George Steinbrenner and the philosophy of losing badly

george-steinbrenner-and-philosophy-losing-badly

George Steinbrenner. Courtesy Major League Baseball

12:28 pm Jul. 13, 2010

News of George Steinbrenner’s death comes with more than a bit of awkwardness. The tributes, many of them heartfelt, have already begun, celebrating his passion, boldness, and success at rescuing what, at the time of his purchase of the club in 1972, had become a moribund Yankee franchise.

The Yankees won seven World Series and 11 pennants on Steinbrenner’s long watch.

And yet it never felt like enough.

Steinbrenner came to New York from Cleveland, having been spurned in his attempt to buy a share of the Indians. The era of free agency was dawning and Steinbrenner wasted little time in spending. Nor, did it take long for him to establish himself as the face, voice and master of his club.
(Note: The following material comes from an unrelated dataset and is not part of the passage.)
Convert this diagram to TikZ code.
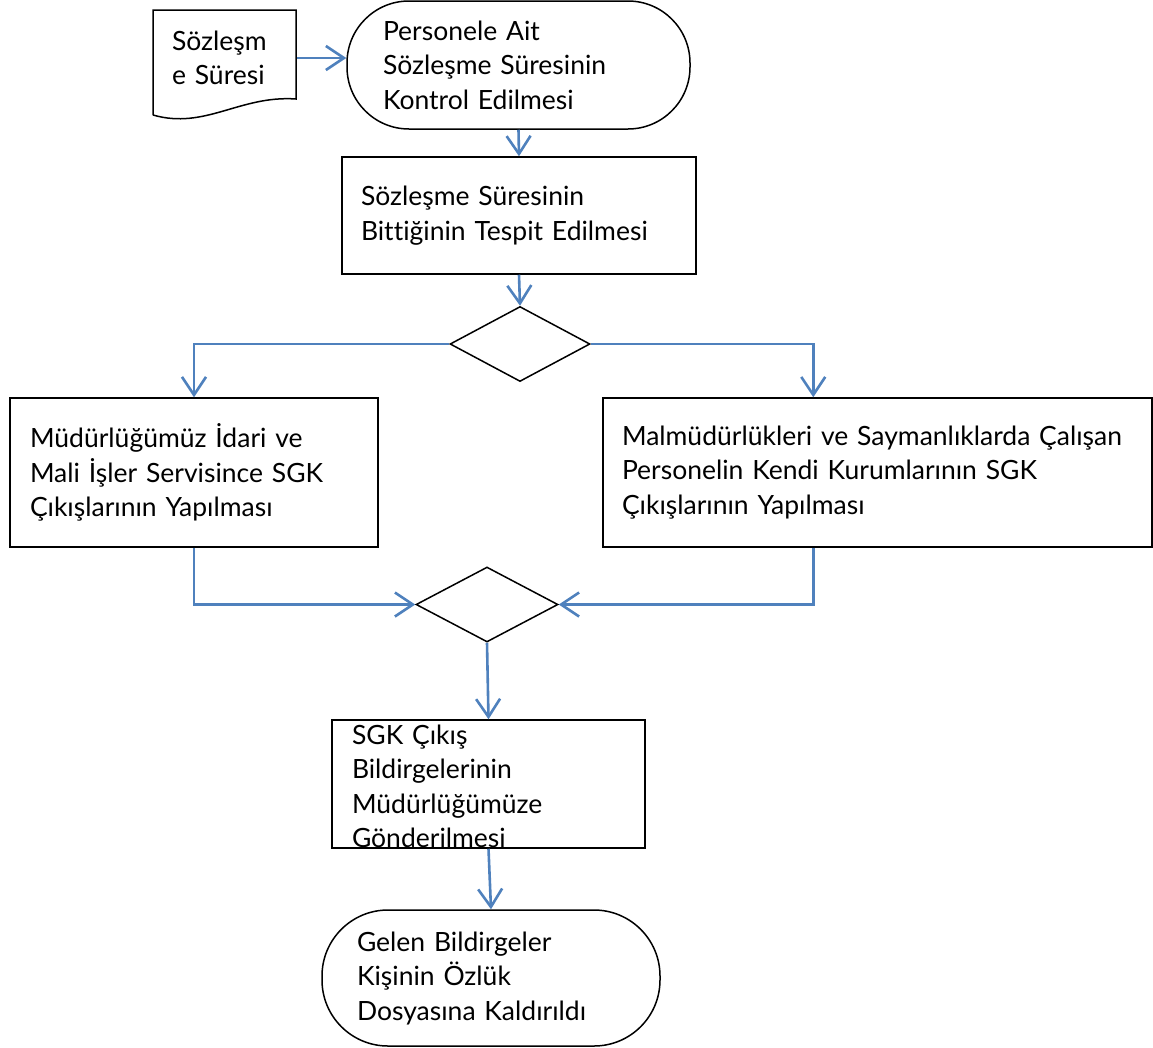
\documentclass[tikz,border=0pt]{standalone}
\usepackage{fontspec}
\setmainfont{Lato}[Ligatures=NoCommon]
\usetikzlibrary{shapes.geometric,arrows.meta}
\definecolor{okmavi}{HTML}{4F81BD}
\begin{document}
\begin{tikzpicture}[x=1pt,y=-1pt,
 kutu/.style={draw,line width=1.5pt,rectangle,inner sep=0pt,align=left,font=\fontsize{26.5}{34.5}\selectfont},
 uc/.style={kutu,rounded corners=62pt},
 karar/.style={draw,line width=1.5pt,diamond,inner sep=0pt,minimum width=140pt,minimum height=75pt},
 ok/.style={draw=okmavi,line width=2.6pt,-{Straight Barb[length=18pt,width=24pt]}}]
\useasboundingbox (0,0) rectangle (1153,1047);
\node[kutu,draw=none,minimum width=143,minimum height=96,text width=105] (sure) at (224.5,58) {Sözleşm\\e Süresi};
\draw[line width=1.5pt] (153,115)--(153,10)--(296,10)--(296,99) .. controls (240,95) and (205,130) .. (153,115);
\node[uc,minimum width=343,minimum height=128,text width=271] (kontrol) at (518.5,65) {Personele Ait\\Sözleşme Süresinin\\Kontrol Edilmesi};
\node[kutu,minimum width=354,minimum height=117,text width=316] (bitis) at (519,215.5) {Sözleşme Süresinin\\Bittiğinin Tespit Edilmesi};
\node[karar] (k1) at (520,344) {};
\node[kutu,minimum width=368,minimum height=149,text width=328] (idari) at (194,472.5) {Müdürlüğümüz İdari ve\\Mali İşler Servisince SGK\\Çıkışlarının Yapılması};
\node[kutu,minimum width=549,minimum height=149,text width=511] (malmud) at (877.5,472.5) {Malmüdürlükleri ve Saymanlıklarda Çalışan\\Personelin Kendi Kurumlarının SGK\\Çıkışlarının Yapılması};
\node[karar,minimum width=142] (k2) at (487,604.5) {};
\node[kutu,minimum width=313,minimum height=128] (sgk) at (488.5,784) {};
\node[kutu,draw=none,text width=273] (sgkyazi) at ([yshift=-2.5pt]sgk) {SGK Çıkış\\Bildirgelerinin\\Müdürlüğümüze\\Gönderilmesi};
\node[uc,rounded corners=66pt,minimum width=338,minimum height=136,text width=268] (ozluk) at (491,978) {Gelen Bildirgeler\\Kişinin Özlük\\Dosyasına Kaldırıldı};
\draw[ok] (sure.east)--(sure.east -| kontrol.west);
\draw[ok] (kontrol.south)--(bitis.north);
\draw[ok] (bitis.south)--(k1.north);
\draw[ok] (k1.west)-|(idari.north);
\draw[ok] (k1.east)-|([xshift=211pt]malmud.north west);
\draw[ok] (idari.south)|-(k2.west);
\draw[ok] ([xshift=211pt]malmud.south west)|-(k2.east);
\draw[ok] (k2.south)--(sgk.north);
\draw[ok] (sgk.south)--(ozluk.north);
\end{tikzpicture}
\end{document}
This bordered on hubris. Steinbrenner was not a baseball man. He had run track at Williams and coached football as an assistant at Northwestern. As it happened, his arrival came shortly after the Miami Dolphins completed the rarest of sporting feats: an undefeated season. And though the Dolphins had only to play roughly a tenth as many games—17—as did his Yankees, it was as if their capacity to win without defeat set a standard to which he wanted his club to aspire.
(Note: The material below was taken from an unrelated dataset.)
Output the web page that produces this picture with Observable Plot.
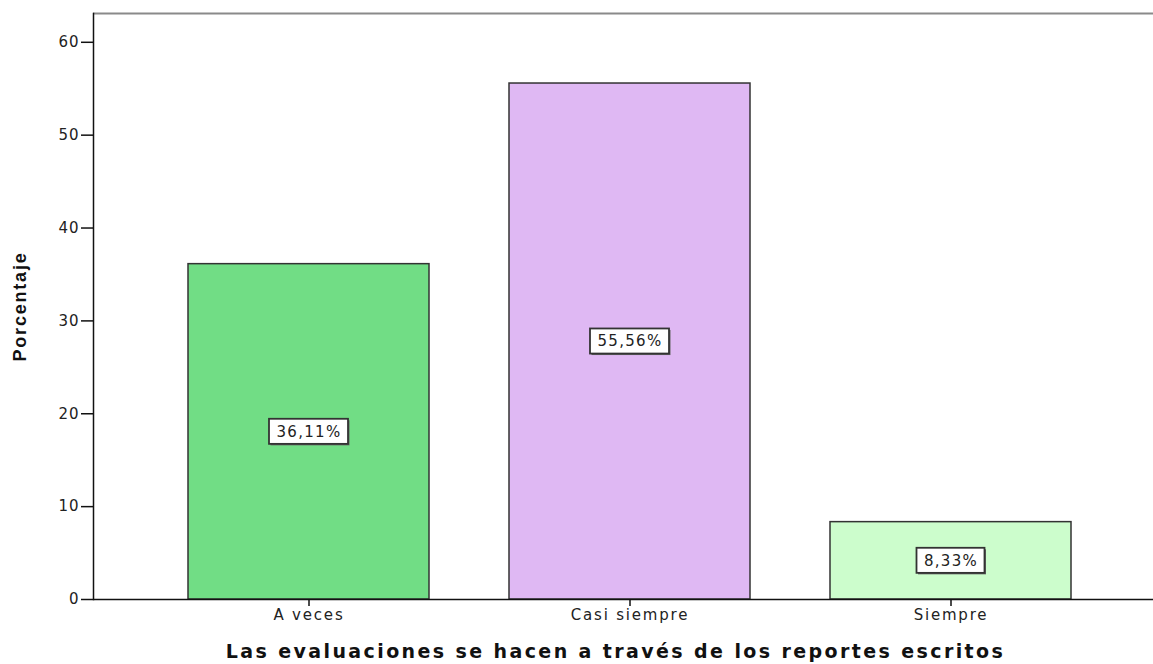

That the Yankees won more often than they lost seemed beside the point. Steinbrenner wanted championships and spent for championships and when he did not get them he was capable of behaving quite badly.

He bullied his players, fired his managers—Billy Martin did five angst-plagued tours—humiliated his subordinates, and, when the Yankees lost the 1981 World Series to the Dodgers, felt it necessary to apologize to the city for their defeat.

He needn’t have bothered.

Steinbrenner placed a premium on power, at bat or on the mound. He lauded those players he dubbed “warriors,” as if a hard slide were equivalent to facing live ammunition. These were the men who, in his view of the universe, had fulfilled their part of bargain: they had given him his money’s worth. Those who did not were subject to public rebuke: most famously, his ridiculing of Dave Winfield as “Mr. May.”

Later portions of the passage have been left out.